Work to do: Include the line containing "yticks_right = [3, 4, 5, 6, 7, 8, 9, 10]" and all lines before it, repeated exactly from the listing below, without pictures.

══ Dataset

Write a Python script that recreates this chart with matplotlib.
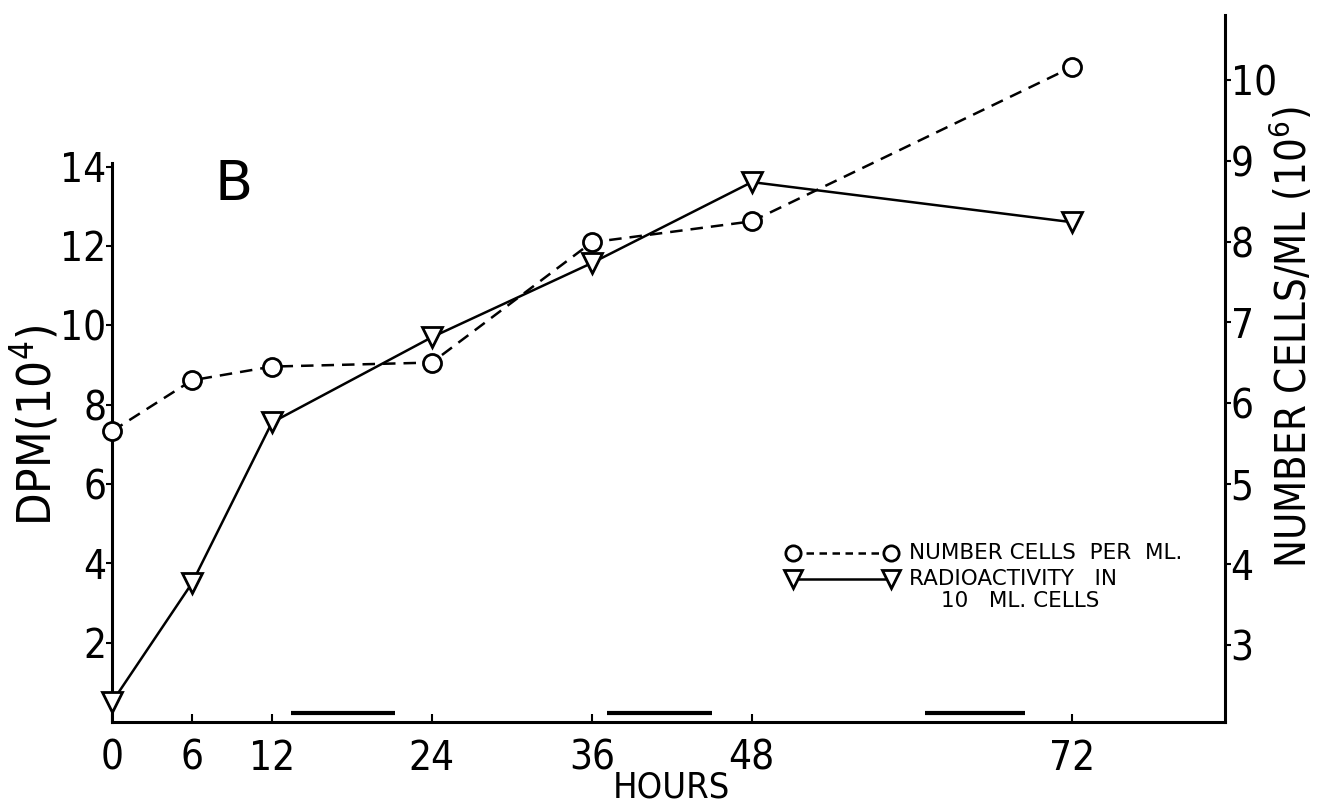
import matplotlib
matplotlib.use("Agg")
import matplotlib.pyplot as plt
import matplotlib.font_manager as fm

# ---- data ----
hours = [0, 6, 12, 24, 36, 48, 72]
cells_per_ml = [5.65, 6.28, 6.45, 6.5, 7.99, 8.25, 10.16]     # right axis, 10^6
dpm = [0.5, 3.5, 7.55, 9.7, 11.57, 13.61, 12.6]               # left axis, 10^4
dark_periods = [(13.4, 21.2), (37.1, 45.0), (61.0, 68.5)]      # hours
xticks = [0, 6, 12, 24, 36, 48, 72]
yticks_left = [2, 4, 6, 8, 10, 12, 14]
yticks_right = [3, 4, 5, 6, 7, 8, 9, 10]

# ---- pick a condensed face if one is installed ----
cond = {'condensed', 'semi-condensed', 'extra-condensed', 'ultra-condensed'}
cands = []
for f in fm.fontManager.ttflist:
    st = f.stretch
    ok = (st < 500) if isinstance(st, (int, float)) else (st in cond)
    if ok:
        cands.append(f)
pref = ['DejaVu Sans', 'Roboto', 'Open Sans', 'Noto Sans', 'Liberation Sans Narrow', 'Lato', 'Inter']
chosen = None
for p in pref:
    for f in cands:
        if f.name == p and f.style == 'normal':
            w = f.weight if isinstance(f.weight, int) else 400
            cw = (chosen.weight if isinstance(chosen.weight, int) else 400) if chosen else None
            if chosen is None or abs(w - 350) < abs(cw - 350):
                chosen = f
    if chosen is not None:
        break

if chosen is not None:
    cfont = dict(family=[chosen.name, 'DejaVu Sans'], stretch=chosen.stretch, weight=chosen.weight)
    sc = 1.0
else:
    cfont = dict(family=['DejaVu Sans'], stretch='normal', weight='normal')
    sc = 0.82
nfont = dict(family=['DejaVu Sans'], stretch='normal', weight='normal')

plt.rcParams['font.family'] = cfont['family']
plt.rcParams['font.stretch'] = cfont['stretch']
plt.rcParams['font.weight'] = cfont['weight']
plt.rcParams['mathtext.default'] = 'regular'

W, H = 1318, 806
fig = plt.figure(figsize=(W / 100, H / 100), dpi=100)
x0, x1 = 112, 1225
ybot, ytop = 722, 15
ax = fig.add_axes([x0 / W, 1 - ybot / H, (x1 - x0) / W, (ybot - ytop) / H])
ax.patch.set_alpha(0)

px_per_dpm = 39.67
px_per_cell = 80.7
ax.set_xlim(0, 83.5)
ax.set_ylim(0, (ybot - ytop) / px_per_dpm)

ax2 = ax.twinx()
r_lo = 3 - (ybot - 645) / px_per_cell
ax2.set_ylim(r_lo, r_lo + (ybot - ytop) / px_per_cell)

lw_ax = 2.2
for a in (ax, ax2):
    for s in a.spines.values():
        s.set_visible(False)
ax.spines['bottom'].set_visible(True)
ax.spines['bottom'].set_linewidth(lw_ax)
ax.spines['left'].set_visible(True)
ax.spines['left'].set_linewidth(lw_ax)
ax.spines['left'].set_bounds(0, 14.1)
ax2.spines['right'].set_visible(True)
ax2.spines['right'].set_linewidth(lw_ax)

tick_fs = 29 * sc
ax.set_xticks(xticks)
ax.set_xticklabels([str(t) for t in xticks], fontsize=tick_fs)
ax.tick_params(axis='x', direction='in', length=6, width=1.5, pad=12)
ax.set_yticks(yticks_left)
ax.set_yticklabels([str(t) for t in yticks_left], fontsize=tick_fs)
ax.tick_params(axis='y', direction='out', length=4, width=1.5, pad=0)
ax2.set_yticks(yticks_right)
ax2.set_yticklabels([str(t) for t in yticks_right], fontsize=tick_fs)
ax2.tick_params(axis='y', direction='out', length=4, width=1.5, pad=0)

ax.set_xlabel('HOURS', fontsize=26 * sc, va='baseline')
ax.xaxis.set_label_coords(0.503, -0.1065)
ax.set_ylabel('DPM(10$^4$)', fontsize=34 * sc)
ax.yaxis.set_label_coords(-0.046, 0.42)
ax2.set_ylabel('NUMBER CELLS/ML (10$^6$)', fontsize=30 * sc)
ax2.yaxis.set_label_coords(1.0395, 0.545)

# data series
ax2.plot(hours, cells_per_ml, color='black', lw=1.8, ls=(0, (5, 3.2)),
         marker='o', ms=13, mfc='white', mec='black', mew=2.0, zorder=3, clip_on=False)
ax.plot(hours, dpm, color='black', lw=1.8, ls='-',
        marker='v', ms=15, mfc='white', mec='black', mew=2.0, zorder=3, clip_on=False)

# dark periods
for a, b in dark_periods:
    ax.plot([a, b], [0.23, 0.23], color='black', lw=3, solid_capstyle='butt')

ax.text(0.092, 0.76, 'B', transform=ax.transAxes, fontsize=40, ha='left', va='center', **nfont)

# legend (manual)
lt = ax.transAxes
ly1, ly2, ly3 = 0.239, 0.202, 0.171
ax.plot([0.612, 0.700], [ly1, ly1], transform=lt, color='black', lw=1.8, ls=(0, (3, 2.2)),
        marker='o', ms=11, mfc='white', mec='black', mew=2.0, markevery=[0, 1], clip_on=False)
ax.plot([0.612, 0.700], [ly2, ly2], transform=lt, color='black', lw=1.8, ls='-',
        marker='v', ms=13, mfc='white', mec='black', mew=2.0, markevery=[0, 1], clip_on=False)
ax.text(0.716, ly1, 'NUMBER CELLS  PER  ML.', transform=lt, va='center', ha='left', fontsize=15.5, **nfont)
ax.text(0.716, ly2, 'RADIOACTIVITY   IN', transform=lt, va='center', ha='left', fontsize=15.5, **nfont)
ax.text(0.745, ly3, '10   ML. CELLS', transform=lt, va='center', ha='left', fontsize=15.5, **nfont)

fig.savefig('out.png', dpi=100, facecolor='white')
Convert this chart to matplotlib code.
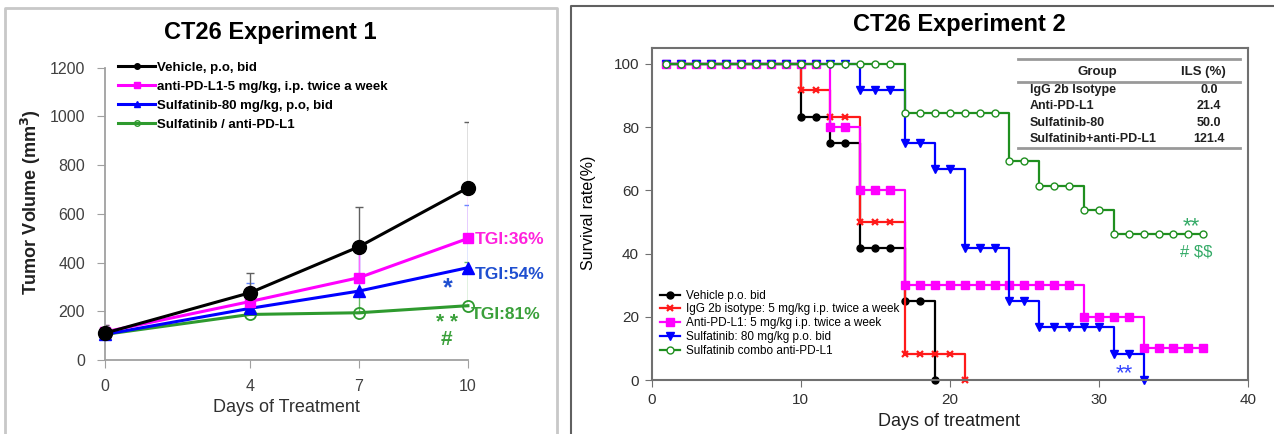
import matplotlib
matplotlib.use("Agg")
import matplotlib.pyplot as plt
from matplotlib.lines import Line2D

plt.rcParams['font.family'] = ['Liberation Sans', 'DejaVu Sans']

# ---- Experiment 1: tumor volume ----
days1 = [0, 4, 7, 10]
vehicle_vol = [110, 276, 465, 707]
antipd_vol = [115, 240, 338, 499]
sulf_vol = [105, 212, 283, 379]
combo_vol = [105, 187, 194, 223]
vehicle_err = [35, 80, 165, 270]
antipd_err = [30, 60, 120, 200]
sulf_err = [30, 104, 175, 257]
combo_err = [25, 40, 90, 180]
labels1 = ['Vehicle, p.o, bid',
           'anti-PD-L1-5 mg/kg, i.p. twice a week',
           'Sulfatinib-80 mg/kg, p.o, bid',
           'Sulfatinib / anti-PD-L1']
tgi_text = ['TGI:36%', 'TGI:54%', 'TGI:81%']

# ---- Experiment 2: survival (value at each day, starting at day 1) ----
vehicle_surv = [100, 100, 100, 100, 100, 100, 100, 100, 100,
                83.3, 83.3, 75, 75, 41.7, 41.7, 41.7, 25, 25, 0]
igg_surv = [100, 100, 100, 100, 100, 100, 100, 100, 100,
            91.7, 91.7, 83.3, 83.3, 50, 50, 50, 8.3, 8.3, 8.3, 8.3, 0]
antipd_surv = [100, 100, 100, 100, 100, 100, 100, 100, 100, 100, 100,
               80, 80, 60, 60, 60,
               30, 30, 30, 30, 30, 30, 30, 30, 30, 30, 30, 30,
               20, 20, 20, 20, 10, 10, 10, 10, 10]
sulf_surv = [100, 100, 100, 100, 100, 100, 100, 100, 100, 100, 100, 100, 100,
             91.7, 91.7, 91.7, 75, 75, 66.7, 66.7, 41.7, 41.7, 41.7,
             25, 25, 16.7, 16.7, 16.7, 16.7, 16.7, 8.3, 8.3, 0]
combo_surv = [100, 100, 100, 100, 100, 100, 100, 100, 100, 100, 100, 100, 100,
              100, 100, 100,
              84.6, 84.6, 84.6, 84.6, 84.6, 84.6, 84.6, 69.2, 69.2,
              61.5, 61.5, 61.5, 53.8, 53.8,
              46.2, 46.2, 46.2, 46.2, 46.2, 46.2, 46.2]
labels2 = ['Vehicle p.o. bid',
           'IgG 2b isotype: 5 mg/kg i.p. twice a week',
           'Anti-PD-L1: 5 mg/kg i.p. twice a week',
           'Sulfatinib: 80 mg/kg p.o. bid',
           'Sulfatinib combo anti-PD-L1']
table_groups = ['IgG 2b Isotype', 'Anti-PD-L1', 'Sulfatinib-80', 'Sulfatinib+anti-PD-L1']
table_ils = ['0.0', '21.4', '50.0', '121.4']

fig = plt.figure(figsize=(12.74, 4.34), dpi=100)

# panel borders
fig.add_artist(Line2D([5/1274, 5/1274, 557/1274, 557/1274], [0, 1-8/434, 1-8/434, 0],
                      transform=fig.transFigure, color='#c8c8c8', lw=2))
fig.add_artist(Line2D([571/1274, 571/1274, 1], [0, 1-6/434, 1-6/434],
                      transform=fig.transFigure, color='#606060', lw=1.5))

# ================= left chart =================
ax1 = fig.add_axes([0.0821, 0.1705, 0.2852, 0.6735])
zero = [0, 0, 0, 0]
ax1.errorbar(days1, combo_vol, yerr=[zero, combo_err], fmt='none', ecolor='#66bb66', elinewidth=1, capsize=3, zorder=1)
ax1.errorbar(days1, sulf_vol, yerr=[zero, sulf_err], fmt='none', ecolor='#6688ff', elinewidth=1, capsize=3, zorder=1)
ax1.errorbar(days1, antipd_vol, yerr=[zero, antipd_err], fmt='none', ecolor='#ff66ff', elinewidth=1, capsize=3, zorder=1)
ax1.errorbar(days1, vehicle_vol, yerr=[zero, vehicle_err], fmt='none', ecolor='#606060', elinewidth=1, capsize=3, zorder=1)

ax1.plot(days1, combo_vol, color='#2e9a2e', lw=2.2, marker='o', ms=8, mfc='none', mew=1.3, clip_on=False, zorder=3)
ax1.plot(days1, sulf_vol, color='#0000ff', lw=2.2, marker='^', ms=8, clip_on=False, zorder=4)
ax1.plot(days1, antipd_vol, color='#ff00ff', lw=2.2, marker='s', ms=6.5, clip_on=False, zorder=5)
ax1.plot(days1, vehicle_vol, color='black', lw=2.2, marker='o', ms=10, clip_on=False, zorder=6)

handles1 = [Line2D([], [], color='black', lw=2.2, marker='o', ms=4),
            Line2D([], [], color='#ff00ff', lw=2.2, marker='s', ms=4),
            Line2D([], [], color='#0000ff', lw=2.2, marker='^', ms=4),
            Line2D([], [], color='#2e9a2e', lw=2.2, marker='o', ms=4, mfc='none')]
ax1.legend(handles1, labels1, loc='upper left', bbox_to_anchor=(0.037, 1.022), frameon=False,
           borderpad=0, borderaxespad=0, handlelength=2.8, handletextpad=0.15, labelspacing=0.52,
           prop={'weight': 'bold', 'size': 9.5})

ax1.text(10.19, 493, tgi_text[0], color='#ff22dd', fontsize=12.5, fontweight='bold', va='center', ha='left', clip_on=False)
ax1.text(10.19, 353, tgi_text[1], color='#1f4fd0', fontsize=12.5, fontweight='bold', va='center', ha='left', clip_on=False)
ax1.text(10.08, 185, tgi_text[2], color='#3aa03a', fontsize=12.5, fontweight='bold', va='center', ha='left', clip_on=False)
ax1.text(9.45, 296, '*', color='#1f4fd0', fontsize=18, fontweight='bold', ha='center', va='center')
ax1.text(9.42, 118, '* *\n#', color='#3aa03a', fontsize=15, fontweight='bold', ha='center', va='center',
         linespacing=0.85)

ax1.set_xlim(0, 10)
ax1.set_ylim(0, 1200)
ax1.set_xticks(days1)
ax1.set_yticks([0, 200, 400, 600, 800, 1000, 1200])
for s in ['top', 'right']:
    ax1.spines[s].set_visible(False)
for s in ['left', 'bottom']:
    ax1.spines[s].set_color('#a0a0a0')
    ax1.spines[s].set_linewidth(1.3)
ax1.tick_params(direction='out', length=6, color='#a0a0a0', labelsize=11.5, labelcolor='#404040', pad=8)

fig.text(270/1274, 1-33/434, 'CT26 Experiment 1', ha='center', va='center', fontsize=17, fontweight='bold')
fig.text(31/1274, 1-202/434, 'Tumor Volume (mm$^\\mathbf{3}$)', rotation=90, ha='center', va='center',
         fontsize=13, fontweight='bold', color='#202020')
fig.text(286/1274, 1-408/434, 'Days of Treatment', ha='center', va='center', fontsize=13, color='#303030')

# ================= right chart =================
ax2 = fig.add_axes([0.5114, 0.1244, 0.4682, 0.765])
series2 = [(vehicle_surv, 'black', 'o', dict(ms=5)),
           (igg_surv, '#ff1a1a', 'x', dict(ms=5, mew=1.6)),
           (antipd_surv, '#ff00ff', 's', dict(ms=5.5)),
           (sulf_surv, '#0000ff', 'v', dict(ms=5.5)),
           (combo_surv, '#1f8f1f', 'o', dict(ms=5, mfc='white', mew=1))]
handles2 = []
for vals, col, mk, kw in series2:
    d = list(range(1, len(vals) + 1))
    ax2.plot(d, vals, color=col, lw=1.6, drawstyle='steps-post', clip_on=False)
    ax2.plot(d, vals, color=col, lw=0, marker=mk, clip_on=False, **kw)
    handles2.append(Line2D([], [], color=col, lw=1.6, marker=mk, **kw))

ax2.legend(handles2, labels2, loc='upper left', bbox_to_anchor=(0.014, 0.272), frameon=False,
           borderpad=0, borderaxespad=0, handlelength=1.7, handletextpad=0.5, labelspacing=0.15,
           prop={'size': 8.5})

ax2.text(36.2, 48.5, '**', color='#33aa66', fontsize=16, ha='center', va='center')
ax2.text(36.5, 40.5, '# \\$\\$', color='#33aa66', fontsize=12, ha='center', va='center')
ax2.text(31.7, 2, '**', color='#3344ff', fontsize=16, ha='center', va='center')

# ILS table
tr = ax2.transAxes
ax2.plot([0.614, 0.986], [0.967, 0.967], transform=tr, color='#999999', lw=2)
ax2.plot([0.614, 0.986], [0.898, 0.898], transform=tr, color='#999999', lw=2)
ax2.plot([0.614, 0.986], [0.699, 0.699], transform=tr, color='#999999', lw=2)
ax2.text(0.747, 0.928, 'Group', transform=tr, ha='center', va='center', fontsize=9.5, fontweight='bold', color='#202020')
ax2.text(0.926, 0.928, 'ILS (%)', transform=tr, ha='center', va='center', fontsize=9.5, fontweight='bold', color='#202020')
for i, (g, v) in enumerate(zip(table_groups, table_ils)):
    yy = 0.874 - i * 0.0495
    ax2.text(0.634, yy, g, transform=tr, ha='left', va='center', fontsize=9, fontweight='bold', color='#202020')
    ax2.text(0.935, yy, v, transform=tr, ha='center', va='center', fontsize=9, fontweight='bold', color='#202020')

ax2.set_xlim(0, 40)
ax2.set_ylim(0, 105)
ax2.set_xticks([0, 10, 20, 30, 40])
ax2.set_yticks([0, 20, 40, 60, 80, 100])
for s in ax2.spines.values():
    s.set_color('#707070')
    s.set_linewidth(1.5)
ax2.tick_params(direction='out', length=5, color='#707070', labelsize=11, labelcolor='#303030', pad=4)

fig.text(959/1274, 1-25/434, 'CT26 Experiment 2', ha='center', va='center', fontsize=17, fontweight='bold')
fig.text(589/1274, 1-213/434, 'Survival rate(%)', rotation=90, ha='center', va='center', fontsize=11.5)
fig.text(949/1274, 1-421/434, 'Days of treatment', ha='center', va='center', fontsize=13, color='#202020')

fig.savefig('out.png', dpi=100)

════

Correct output:
Write a Python script that recreates this chart with matplotlib.
import matplotlib
matplotlib.use("Agg")
import matplotlib.pyplot as plt
import matplotlib.font_manager as fm

# ---- data ----
hours = [0, 6, 12, 24, 36, 48, 72]
cells_per_ml = [5.65, 6.28, 6.45, 6.5, 7.99, 8.25, 10.16]     # right axis, 10^6
dpm = [0.5, 3.5, 7.55, 9.7, 11.57, 13.61, 12.6]               # left axis, 10^4
dark_periods = [(13.4, 21.2), (37.1, 45.0), (61.0, 68.5)]      # hours
xticks = [0, 6, 12, 24, 36, 48, 72]
yticks_left = [2, 4, 6, 8, 10, 12, 14]
yticks_right = [3, 4, 5, 6, 7, 8, 9, 10]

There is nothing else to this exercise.